Noise is another practical issue, especially for home use. Heavy bag training carries through walls, ceilings, and floors more than many people expect. A free-standing bag may reduce some installation hassle, but it can still create vibration and movement. If you train early, late, or in shared housing, your setup should account for that.

How to Choose Punching Bag for Beginners

Beginners usually do best with a standard heavy bag that is forgiving, versatile, and not overly specialized. That often means a medium-weight bag with enough give to protect developing hands and wrists, plus enough length for basic punch and kick work if your style uses both.
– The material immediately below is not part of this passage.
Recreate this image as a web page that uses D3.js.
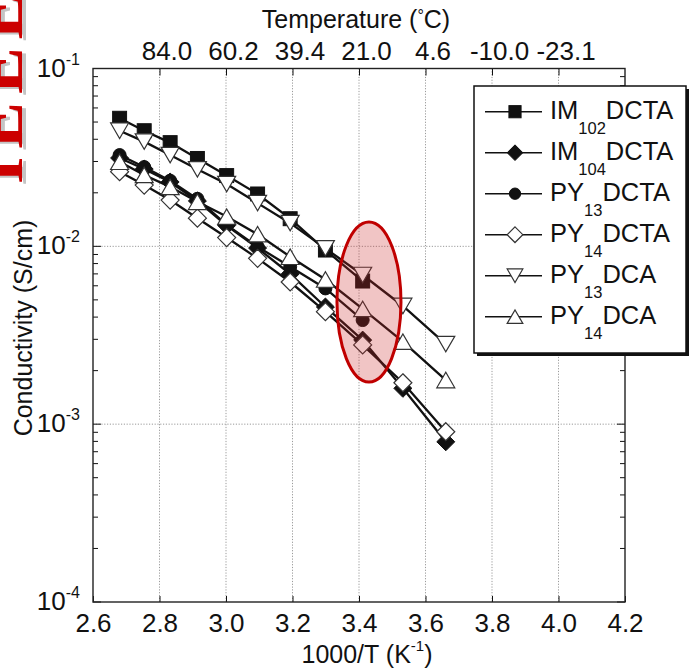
<!DOCTYPE html>
<html><head><meta charset="utf-8">
<script src="https://cdn.jsdelivr.net/npm/d3@7"></script>
<style>
body{margin:0;background:#fff}
svg{display:block}
text{font-family:Arial,"Liberation Sans",Helvetica,sans-serif;fill:#111}
</style>
</head><body>
<svg id="chart" width="691" height="670"></svg>
<script>
// ---------- data ----------
const invT = [2.680, 2.754, 2.832, 2.914, 3.002, 3.095, 3.193, 3.299, 3.411, 3.532, 3.661];
const im102dcta = [0.0525, 0.0447, 0.0383, 0.0312, 0.0250, 0.0197, 0.0143, 0.00953, 0.00638];
const im104dcta = [0.0314, 0.0272, 0.0230, 0.0180, 0.0131, 0.00978, 0.00699, 0.00456, 0.00297, 0.00159, 0.000796];
const py13dcta  = [0.0326, 0.0279, 0.0234, 0.0185, 0.0132, 0.00995, 0.00768, 0.0058, 0.00385];
const py14dcta  = [0.0263, 0.0221, 0.0182, 0.0144, 0.0112, 0.00856, 0.0063, 0.00429, 0.00279, 0.00171, 0.000907];
const py13dca   = [0.0447, 0.0388, 0.0326, 0.0271, 0.0224, 0.0175, 0.0135, 0.00974, 0.0069, 0.00462, 0.00282];
const py14dca   = [0.0299, 0.0252, 0.0216, 0.0178, 0.0147, 0.0117, 0.00874, 0.00651, 0.00445, 0.00291, 0.00177];

const seriesLabels = [["IM","102","DCTA"],["IM","104","DCTA"],["PY","13","DCTA"],["PY","14","DCTA"],["PY","13","DCA"],["PY","14","DCA"]];
const seriesMarkers = ["squareFilled","diamondFilled","circleFilled","diamondOpen","triDownOpen","triUpOpen"];
const seriesValues = [im102dcta, im104dcta, py13dcta, py14dcta, py13dca, py14dca];

const xTicks = [2.6, 2.8, 3.0, 3.2, 3.4, 3.6, 3.8, 4.0, 4.2];
const topTickVals = [2.8, 3.0, 3.2, 3.4, 3.6, 3.8, 4.0];
const topTickLabels = ["84.0","60.2","39.4","21.0","4.6","-10.0","-23.1"];
const yDecades = [1e-4, 1e-3, 1e-2, 1e-1];
const yDecadeExp = ["-4","-3","-2","-1"];

// ---------- setup ----------
const svg = d3.select("#chart");
const L = 93, R = 625, T = 68.5, B = 602;
const x = d3.scaleLinear().domain([2.6, 4.2]).range([L, R]);
const y = d3.scaleLog().domain([1e-4, 1e-1]).range([B, T]);

// watermark (cut at left edge, as in the source image)
const wm = svg.append("g");
wm.append("text").attr("transform","translate(26,186) rotate(-90)")
  .attr("font-weight","bold").attr("font-size",70).attr("letter-spacing",8)
  .style("fill","#c4c4c4").style("font-family","'Liberation Serif',serif").text("IEEE");
wm.append("text").attr("transform","translate(22,184) rotate(-90)")
  .attr("font-weight","bold").attr("font-size",70).attr("letter-spacing",8)
  .style("fill","#cc0000").style("font-family","'Liberation Serif',serif").text("IEEE");

// gridlines
const grid = svg.append("g").attr("stroke","#9a9a9a").attr("stroke-width",1).attr("stroke-dasharray","1.2,1.6");
grid.selectAll("line.v").data(topTickVals).join("line")
  .attr("x1",d=>x(d)).attr("x2",d=>x(d)).attr("y1",T).attr("y2",B);
grid.selectAll("line.h").data([1e-3,1e-2]).join("line")
  .attr("x1",L).attr("x2",R).attr("y1",d=>y(d)).attr("y2",d=>y(d));

// bottom axis
const ax = svg.append("g").attr("transform",`translate(0,${B})`)
  .call(d3.axisBottom(x).tickValues(xTicks).tickFormat(d3.format(".1f")).tickSizeInner(-6).tickSizeOuter(0).tickPadding(12));
ax.select(".domain").remove();
ax.selectAll("line").attr("stroke","#111");
ax.selectAll("text").attr("font-size",26).style("font-family","Arial,'Liberation Sans',sans-serif").attr("fill","#111");

// top axis
const at = svg.append("g").attr("transform",`translate(0,${T})`)
  .call(d3.axisTop(x).tickValues(topTickVals).tickFormat((d,i)=>topTickLabels[i]).tickSizeInner(-7).tickSizeOuter(0).tickPadding(9));
at.select(".domain").remove();
at.selectAll("line").attr("stroke","#111");
at.selectAll("text").attr("font-size",26).attr("dx",7).attr("dy",0).style("font-family","Arial,'Liberation Sans',sans-serif").attr("fill","#111");

// y ticks (left & right, inward) with minor ticks
const yt = [];
yDecades.forEach((d,i)=>{ for(let k=1;k<=9;k++){ const v=d*k; yt.push({v, major:k===1}); if(i===3) break; } });
const yg = svg.append("g").attr("stroke","#111").attr("stroke-width",1);
yg.selectAll("line.l").data(yt).join("line")
  .attr("x1",L).attr("x2",d=>L+(d.major?8:5)).attr("y1",d=>y(d.v)).attr("y2",d=>y(d.v));
yg.selectAll("line.r").data(yt).join("line")
  .attr("x1",R).attr("x2",d=>R-(d.major?8:5)).attr("y1",d=>y(d.v)).attr("y2",d=>y(d.v));

// y labels
const yl = svg.append("g");
yDecades.forEach((d,i)=>{
  const t = yl.append("text").attr("x",80).attr("y",y(d)+8).attr("text-anchor","end").attr("font-size",26);
  t.append("tspan").text("10");
  t.append("tspan").attr("font-size",16).attr("dy",-12).text(yDecadeExp[i]);
});

// frame
svg.append("rect").attr("x",L).attr("y",T).attr("width",R-L).attr("height",B-T)
  .attr("fill","none").attr("stroke","#222").attr("stroke-width",1.4);

// axis titles
const xt = svg.append("text").attr("x",367).attr("y",663).attr("text-anchor","middle").attr("font-size",25);
xt.append("tspan").text("1000/T (K");
xt.append("tspan").attr("font-size",15).attr("dy",-12).text("-1");
xt.append("tspan").attr("dy",12).text(")");

const tt = svg.append("text").attr("x",356).attr("y",28).attr("text-anchor","middle").attr("font-size",25);
tt.append("tspan").text("Temperature (");
tt.append("tspan").attr("font-size",16).attr("dy",-7).text("°");
tt.append("tspan").attr("dy",7).text("C)");

svg.append("text").attr("transform","translate(32,328) rotate(-90)").attr("text-anchor","middle")
  .attr("font-size",25).text("Conductivity (S/cm)");

// markers
function marker(g, type, cx, cy, s){
  const filled = type.endsWith("Filled");
  const fill = filled ? "#111" : "#fff";
  const stroke = filled ? "#111" : "#333";
  const sw = filled ? 1 : 1.2;
  let el;
  if(type.startsWith("square")) el = g.append("rect").attr("x",cx-s*0.45).attr("y",cy-s*0.45).attr("width",s*0.9).attr("height",s*0.9);
  else if(type.startsWith("circle")) el = g.append("circle").attr("cx",cx).attr("cy",cy).attr("r",s*0.42);
  else if(type.startsWith("diamond")){ const h=s*0.58; el = g.append("path").attr("d",`M${cx},${cy-h}L${cx+h},${cy}L${cx},${cy+h}L${cx-h},${cy}Z`); }
  else if(type.startsWith("triDown")){ const w=s*0.58, h=s*0.5; el = g.append("path").attr("d",`M${cx-w},${cy-h}L${cx+w},${cy-h}L${cx},${cy+h}Z`); }
  else { const w=s*0.58, h=s*0.5; el = g.append("path").attr("d",`M${cx-w},${cy+h}L${cx+w},${cy+h}L${cx},${cy-h}Z`); }
  el.attr("fill",fill).attr("stroke",stroke).attr("stroke-width",sw);
}

const line = d3.line().x(d=>x(d[0])).y(d=>y(d[1]));
const plot = svg.append("g");
seriesValues.forEach((vals,si)=>{
  const pts = vals.map((v,i)=>[invT[i],v]);
  const g = plot.append("g");
  g.append("path").attr("d",line(pts)).attr("fill","none").attr("stroke","#111").attr("stroke-width",2.3);
  pts.forEach(p=>marker(g, seriesMarkers[si], x(p[0]), y(p[1]), 15.5));
});

// highlight ellipse
svg.append("ellipse").attr("cx",x(3.43)).attr("cy",y(0.00486)).attr("rx",32).attr("ry",80)
  .attr("fill","rgba(205,40,40,0.27)").attr("stroke","#c00000").attr("stroke-width",3);

// legend
const lg = svg.append("g");
lg.append("rect").attr("x",477).attr("y",89).attr("width",212).attr("height",267).attr("fill","#111");
lg.append("rect").attr("x",474).attr("y",86).attr("width",212).attr("height",267).attr("fill","#fff").attr("stroke","#111").attr("stroke-width",1.5);
seriesLabels.forEach((lab,i)=>{
  const cy = 111.7 + i*41;
  lg.append("line").attr("x1",485).attr("x2",542).attr("y1",cy).attr("y2",cy).attr("stroke","#111").attr("stroke-width",1.5);
  marker(lg, seriesMarkers[i], 515, cy, 13.5);
  const t = lg.append("text").attr("x",550).attr("y",cy+7.5).attr("font-size",25.5);
  t.append("tspan").text(lab[0]);
  t.append("tspan").attr("font-size",16.5).attr("dy",15).text(lab[1]);
  t.append("tspan").attr("dy",-15).text(lab[2]);
});
</script>
</body></html>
What beginners do not need right away is the most advanced or hardest bag available. There is a common urge to buy "pro-level" gear on day one, but better equipment is not the same as better fit. A bag that helps you build clean mechanics and confidence will do more for your progress than one built for an advanced fighter's conditioning sessions.

The same logic applies to youth students. A younger martial artist needs equipment scaled to body size, strength, and supervision level. Oversized bags can make training awkward and discourage proper technique. The goal is productive reps, not surviving the equipment.

For Serious Athletes and Dojo Owners, Durability Comes First

If the bag will be used hard and often, build your decision around durability, not just price. Commercial and team environments wear equipment out quickly. Stitching, shell quality, hanging components, and fill consistency all matter more when the bag will take rounds every day from different users.

This is where buying from a martial-arts-focused source helps. A broad one-stop shop like BlackBeltShop makes it easier to compare bag styles for boxing, MMA, and traditional striking arts without guessing whether the equipment is built for real training or casual fitness use.

For schools, it also makes sense to think in systems. Matching bag types across a training area can simplify class planning, student rotation, and replacement scheduling. Mixed bag styles can be useful, but only if there is a reason behind the mix.

Don’t Ignore Gloves, Wraps, and Intended Use

A punching bag never works alone. Your gloves, wraps, and striking style change the experience significantly. If you plan to train with boxing gloves, you can handle a firmer bag more comfortably than someone doing lighter glove work or traditional hand conditioning drills.

You should also be honest about intended use. Some bags are ideal for technical rounds and moderate conditioning. Others are made for repeated power shots. If your real goal is cardio boxing a few times a week, you do not need the same setup as a fighter preparing for competition camp.

Choosing the right bag is less about finding the "best" model and more about finding the one that fits your discipline, space, and workload. Buy for the way you actually train, and your equipment will keep pace with your progress instead of holding it back.